Second, Angels of the City follows a pattern of setting Wendy and Cathy running into “colorful” locals and then running away from them.  They are accosted by a crackhead/alcoholic that would make Dave Chappelle wince and are “saved” by Maria, who bums a smoke and then exits (we will come back to this, trust me).  They meet a homeless man who tells them about the hardships of his life and then exits.  They meet some young punk who takes them to meet his gang of juvies.  The girls are robbed before being chased, first by the kids, and then by a large dog (yes, really).  They go to a private club (go ahead and guess what the password is), where Wendy makes out with the owner before he’s shot.  This is in between their various run-ins with Gold and Lee.  What it all boils down to is a very serious lack of coherence and focus on the part of the screenwriters, one of whom just so happens to also be Hilton-Jacobs and none of whom ever got the point of the old saw “a bird in the hand is worth two in the bush.”

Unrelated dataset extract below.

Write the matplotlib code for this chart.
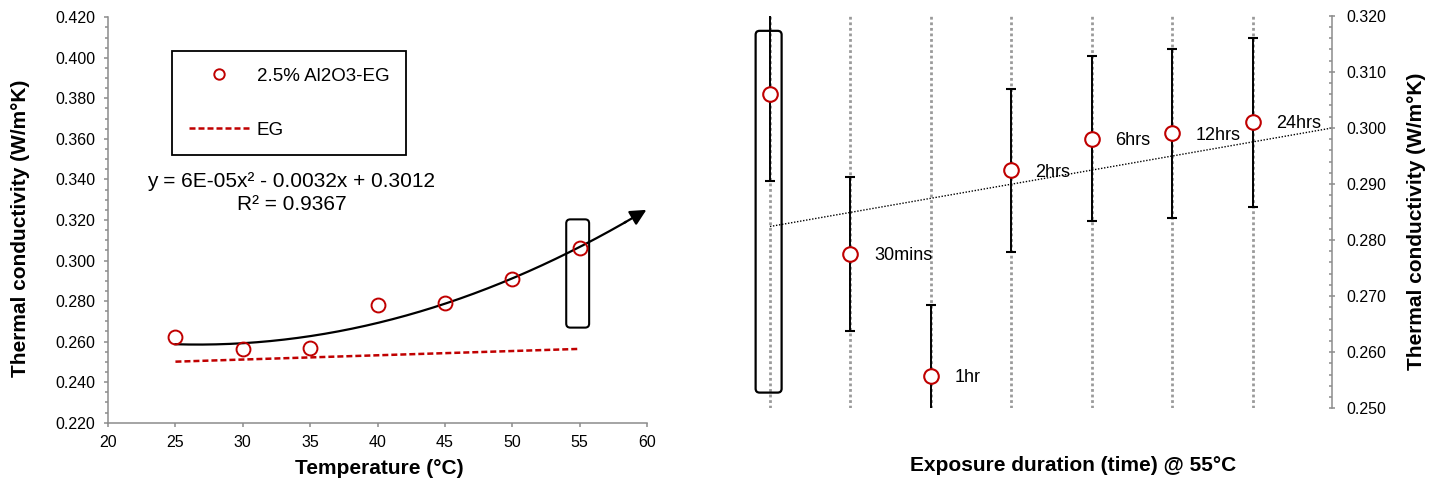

Which brings us to problem number three, and the one which contains the most SPOILERS.  This movie juggles tones in nonsensical fashion.  It wants to be a fun exploitation/action picture.  It wants to be a broad comedy.  But worst of all, it wants to be a deep, meaningful treatise on how the dregs of society are overlooked and abandoned.  After the events of their fateful night, Wendy is now a vegetable, and Cathy visits her and tries to talk to her at the hospital.  You know, deep, meaningful shit.  Gold is still after Cathy, and she has a live-in cop guarding her, who, to no one’s surprise, is also a douchebag, and takes great joy in hearing her fight with Richie.  Capitalizing on her vulnerability in the creepiest way possible, the cop has sex with Cathy, and the impression we’re given is that it is the best fuck of her sweet, young life.  Bear in mind, the audience just met this guy.  It is conceivably the emptiest sex scene ever committed before a camera (I am including porn loops in this category) made all the more ridiculous by the emotional weight it’s supposed to have (yes, really; we’re meant to get something out of this aside from various shots of Galindo’s admittedly nice breasts).  Finally, Cathy does her project for the aforementioned Sociology class, where she talks about Maria, the runaway kid who has the entire “shitty life moments” checklist befall her (junkie, hooker, abusive boyfriend, ad nauseum).  This is delivered aurally and visually with all the conviction and meaningfulness the rest of the film has served up ice cold (i.e. none).  Once again, Hilton-Jacobs and company find a way to completely misplace the big dramatic resonance they thought would give this shit show some value outside of its exploitable elements.  Trying to think of something witty to sum up Angels of the City is just fruitless, since I’ve already devoted more time and effort into discussing this turd than it will ever deserve.  Have a nice day.

MVT:  The few moments of professionalism on display.

Make or Break:  Mick and Richie spend some time with Carmen.